It's money out of thin air to offset the expense.
It's not coming out of thin air. The money to pay for the iTunes transactions is coming from the "lump sum" in your iTunes account. The current amount of this "lump sum" should be listed as an asset. If you put more money into this "lump sum" amount, you should record that as a debit to wherever the money comes from and a credit to your iTunes account. When you make an iTunes transaction, you should record that as a debit to your iTunes account and a credit to wherever your money went to in iTunes. If this doesn't answer your question, then you should make your question clearer, because I'm not sure what the issue is.
EDIT:
You've commented that you are paying for business expenses out of a personal iTunes account. Best practices would be to have a separate iTunes account for business expenses. As it is now, you're paying for business expenses with a personal account, and your confusion as to how to do the accounting is a manifestation of this mixing of funds. The reason there's money coming out of "thin air" is that your personal money is bleeding into your business without proper accounting.
If you insist on having only one iTunes account, you should at the very least create a "virtual" account. Every time you pay for a business expense with your iTunes account, debit this virtual account. This will of course accrue an increasingly large negative balance. This represents the fact that every payment you make from your personal iTunes account to pay for a business expense creates a debt that your business owes to you as a person. One way to handle this would be to put money into your actual iTunes account from a business account, debit that account, and credit your virtual business iTunes account. By doing this, your business is paying you as a person back, and so the debt (represented by the negative balance of your virtual iTunes account) decreases.

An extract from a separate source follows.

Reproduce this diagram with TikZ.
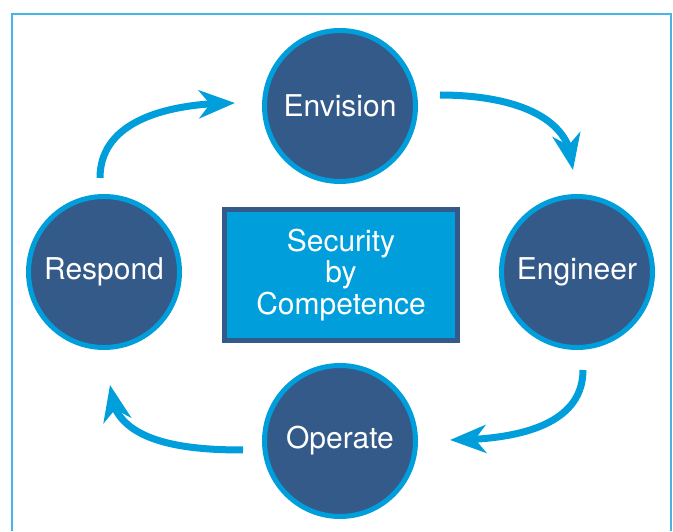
\documentclass[tikz,border=0pt]{standalone}
\usepackage{fontspec}
\setmainfont{TeX Gyre Heros}
\usetikzlibrary{arrows.meta,bending}
\definecolor{stageblue}{HTML}{345A8A}
\definecolor{ringblue}{HTML}{009EDB}
\definecolor{framecyan}{HTML}{45B6E6}
\tikzset{
	stage/.style={draw=ringblue, fill=stageblue, circle, line width=5pt, minimum size=151pt, inner sep=0pt, text=white, font=\fontsize{30}{31}\selectfont},
	core/.style={draw=stageblue, fill=ringblue, line width=5pt, minimum width=233pt, minimum height=131pt, inner sep=0pt, align=center, text=white, font=\fontsize{30}{31.5}\selectfont},
	flow/.style={draw=ringblue, line width=7pt, -{Stealth[length=36pt, width=28pt, inset=11pt, flex]}}
}
\newcommand{\stage}[4]{
	\path (#1,#2) node[stage](#3){#4};
}
\newcommand{\flow}[5]{
	\draw[flow] (#1) to[out=#2, in=#3] (#4);
}

\begin{document}
\begin{tikzpicture}[x=1pt, y=1pt]
	\useasboundingbox (0,0) rectangle (673,531);
	\draw[framecyan, line width=1.5pt] (12,0) |- (671,517) -- (671,0);

	\stage{340}{425}{envision}{Envision};
	\stage{577}{259}{engineer}{Engineer};
	\stage{340}{90}{operate}{Operate};
	\stage{104}{259}{respond}{Respond};

	\node[core] (core) at (341,256) {Security\\by\\Competence};

	\flow{[xshift=-4pt, yshift=16pt]respond.north}{90}{180}{[xshift=-27pt, yshift=3pt]envision.west};
	\flow{[xshift=22pt, yshift=11pt]envision.east}{0}{90}{[xshift=-4pt, yshift=24pt]engineer.north};
	\flow{[xshift=6pt, yshift=-20pt]engineer.south}{-90}{0}{[xshift=32pt, yshift=1pt]operate.east};
	\flow{[xshift=-19pt, yshift=-9pt]operate.west}{180}{-90}{[xshift=6pt, yshift=-35pt]respond.south};
\end{tikzpicture}
\end{document}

Depending on the structure of your business, you may be able to create an "owner equity contribution" account. You as a person can put money into that account, either by "forgiving" the debt that your business owes the actual iTunes account, or by putting money into your actual iTunes account from your personal fund and recording it as a deposit into your virtual iTunes account. Both of these actions amount to you explicitly investing your personal money into the business, and should be treated a equity contributions. Again, this does depend on the structure of your business, so you'll have to look at what rules on equity contributions apply to your particular case.